A Fight in the Doctor’s Office

CARY HOLLADAY

2008 NOVELLA PRIZE SELECTED BY BRIAN ROLEY
2008. 978-1-4243-3111-6
$15.00 Bookshop | Amazon | Pathway


In Spring 1967, Jenny Havener, a young newlywed in Washington, DC, finds herself deserted by her husband. Her parents, ashamed and eager to find him, take Jenny on a search through the Virginia countryside. Their travels lead them to the rural community of Glen Allen. Jenny doesn’t find her husband, but she meets a disabled African-American baby with whom she falls in love on sight. She abandons her search for her husband, parts way with her parents (who worry she is becoming unhinged) and settles in Glen Allen for the purpose of spending as much time as possible with the child.
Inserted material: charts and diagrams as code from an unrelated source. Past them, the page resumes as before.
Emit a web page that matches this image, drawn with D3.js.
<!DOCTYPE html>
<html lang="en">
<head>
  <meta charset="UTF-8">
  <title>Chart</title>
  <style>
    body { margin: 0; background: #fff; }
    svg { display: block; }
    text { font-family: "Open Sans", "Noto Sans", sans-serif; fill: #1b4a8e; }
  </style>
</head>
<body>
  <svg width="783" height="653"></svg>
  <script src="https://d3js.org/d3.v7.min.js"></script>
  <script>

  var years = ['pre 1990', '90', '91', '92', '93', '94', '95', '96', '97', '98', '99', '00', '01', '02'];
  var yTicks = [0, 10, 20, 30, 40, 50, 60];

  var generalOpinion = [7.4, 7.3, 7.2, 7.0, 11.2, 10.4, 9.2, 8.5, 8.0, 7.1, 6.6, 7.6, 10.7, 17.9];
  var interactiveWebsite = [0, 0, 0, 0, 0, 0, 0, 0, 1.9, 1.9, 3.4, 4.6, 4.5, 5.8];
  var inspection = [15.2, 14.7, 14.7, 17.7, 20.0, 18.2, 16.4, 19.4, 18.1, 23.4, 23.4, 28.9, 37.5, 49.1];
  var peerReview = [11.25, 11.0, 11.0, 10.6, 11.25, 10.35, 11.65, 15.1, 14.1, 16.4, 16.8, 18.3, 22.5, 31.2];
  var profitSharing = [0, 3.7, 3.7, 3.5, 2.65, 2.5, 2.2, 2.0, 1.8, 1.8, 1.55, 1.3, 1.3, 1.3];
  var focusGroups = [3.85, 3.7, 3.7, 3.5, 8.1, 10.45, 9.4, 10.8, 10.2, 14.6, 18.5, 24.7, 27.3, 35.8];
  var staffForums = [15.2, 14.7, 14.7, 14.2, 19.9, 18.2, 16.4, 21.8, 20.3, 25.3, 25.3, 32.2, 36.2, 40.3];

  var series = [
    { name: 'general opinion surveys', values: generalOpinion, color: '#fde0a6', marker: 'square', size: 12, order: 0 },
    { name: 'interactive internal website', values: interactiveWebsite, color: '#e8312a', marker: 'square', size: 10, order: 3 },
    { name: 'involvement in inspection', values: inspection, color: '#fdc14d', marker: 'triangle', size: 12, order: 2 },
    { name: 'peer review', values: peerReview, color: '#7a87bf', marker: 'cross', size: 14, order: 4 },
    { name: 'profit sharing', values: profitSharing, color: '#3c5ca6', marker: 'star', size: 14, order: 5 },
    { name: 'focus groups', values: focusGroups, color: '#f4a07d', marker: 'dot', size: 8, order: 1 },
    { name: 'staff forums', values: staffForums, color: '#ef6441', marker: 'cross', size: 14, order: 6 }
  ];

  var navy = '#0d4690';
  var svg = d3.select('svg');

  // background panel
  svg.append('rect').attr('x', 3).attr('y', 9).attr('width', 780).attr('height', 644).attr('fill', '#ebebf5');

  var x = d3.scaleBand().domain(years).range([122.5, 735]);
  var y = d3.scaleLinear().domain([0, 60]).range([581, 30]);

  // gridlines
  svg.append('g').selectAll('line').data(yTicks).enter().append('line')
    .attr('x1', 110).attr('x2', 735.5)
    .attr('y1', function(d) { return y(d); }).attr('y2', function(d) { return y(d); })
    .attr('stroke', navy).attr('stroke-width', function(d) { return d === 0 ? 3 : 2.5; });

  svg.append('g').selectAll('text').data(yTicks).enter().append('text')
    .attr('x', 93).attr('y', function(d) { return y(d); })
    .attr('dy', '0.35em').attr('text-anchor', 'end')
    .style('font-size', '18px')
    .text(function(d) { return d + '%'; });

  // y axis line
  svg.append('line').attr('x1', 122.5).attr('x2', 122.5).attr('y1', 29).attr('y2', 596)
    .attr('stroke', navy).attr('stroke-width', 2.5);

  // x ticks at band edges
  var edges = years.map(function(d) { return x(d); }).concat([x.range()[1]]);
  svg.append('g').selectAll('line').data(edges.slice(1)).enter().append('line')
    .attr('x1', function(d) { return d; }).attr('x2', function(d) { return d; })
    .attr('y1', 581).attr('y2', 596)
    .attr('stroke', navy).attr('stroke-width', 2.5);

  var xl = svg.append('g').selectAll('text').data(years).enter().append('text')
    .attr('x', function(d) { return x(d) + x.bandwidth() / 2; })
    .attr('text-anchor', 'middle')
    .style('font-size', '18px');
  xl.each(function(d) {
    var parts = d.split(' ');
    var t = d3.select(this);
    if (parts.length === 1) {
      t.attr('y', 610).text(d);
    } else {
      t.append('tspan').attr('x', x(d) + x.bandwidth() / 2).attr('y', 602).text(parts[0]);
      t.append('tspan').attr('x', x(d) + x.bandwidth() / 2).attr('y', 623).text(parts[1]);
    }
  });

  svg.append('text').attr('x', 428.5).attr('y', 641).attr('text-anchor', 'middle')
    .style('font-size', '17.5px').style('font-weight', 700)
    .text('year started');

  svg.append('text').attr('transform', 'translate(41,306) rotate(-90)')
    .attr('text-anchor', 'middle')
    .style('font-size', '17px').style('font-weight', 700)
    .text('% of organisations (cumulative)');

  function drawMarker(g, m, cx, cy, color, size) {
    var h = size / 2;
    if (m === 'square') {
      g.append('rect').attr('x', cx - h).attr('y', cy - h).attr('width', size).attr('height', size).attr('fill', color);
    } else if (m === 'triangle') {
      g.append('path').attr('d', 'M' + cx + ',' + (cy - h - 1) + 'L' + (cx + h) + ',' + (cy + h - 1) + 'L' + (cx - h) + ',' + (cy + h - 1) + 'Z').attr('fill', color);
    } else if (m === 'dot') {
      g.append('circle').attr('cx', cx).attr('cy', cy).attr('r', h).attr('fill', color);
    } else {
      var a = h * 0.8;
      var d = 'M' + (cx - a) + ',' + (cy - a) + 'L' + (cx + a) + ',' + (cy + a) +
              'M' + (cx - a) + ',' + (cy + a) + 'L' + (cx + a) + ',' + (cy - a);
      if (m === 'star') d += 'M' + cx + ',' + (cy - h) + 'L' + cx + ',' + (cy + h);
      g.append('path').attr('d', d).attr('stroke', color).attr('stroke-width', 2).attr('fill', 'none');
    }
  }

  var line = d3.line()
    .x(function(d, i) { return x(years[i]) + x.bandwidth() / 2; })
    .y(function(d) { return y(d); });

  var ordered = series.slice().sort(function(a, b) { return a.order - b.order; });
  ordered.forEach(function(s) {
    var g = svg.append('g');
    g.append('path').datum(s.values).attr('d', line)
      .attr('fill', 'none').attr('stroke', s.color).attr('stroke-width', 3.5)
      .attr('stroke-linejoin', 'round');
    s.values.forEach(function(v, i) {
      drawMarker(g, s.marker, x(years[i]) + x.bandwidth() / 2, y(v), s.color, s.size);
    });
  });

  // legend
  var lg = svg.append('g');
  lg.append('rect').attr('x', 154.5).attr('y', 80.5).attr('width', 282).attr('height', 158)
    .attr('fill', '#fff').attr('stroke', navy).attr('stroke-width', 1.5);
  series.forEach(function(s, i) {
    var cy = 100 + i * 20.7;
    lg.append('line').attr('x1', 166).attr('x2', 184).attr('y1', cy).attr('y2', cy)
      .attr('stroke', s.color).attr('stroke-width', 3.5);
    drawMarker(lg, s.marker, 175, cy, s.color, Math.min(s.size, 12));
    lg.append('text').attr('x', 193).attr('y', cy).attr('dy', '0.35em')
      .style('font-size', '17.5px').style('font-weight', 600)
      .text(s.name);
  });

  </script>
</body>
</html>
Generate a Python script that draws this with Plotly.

She settles into an abandoned furniture store and defies the community’s growing suspicions about her reasons for being there. As her obsession about the baby grows, a battle of wills erupts between Jenny and the child’s guardians—his elderly, impoverished great-grandparents—leading to Jenny’s attempts to claim the baby as her own.

Reviews & Such

  • Cary Holladay’s lovely tale of misguided desire combines the precise vision of Flannery O’Connor with the brutal comic touch of Lewis Nordan. I can’t remember the last book I read with as many moments of mystery, illumination and emotional honesty.
    —Michael F. Parker, author of If You Want Me to Stay and Don’t Make Me Stop Now
  • A Fight in the Doctor’s Office displays Holladay at the height of moral maturity and artistic control.
    —Eve Shelnutt
  • Astute, compassionate and elegant in its rendering, Jenny Hall Havener’s search for purpose is the kind of tale whose narrative arc and urgency demand it be read in one sitting. While featuring a spellbinding child, a fiercely loyal old woman, the precocious Shirley Lloyd and a spectrum of sleep-walking eccentrics, A Fight in the Doctor’s Office is at its heart the story of Jenny’s afflictions, disappointments and hunger to build a meaningful life around a chance meeting. Circumstantially as it begins, Jenny’s story gathers momentum and whirls toward a terrible reckoning in which we are reminded that the journey to the self is always a matter of life and death. Anyone who has wondered about the purpose and possibilities of the novella will find in Cary Holladay’s creation a satisfying, soul-wrenching answer.
    —R. T. Smith, author of Uke Rivers Delivers


About the Author

Cary Holladay grew up in Virginia and Pennsylvania. She holds degrees from the College of William and Mary and from Pennsylvania State University. She is the author of four previous books: The Quick-Change Artist: Stories; Mercury; The Palace of Wasted Footsteps; and The People Down South. She is the recipient of a National Endowment for the Arts Fellowship, The Goodheart Prize, and the O. Henry Prize, among others. Her husband is the writer John Bensko. They live in Memphis, Tennessee.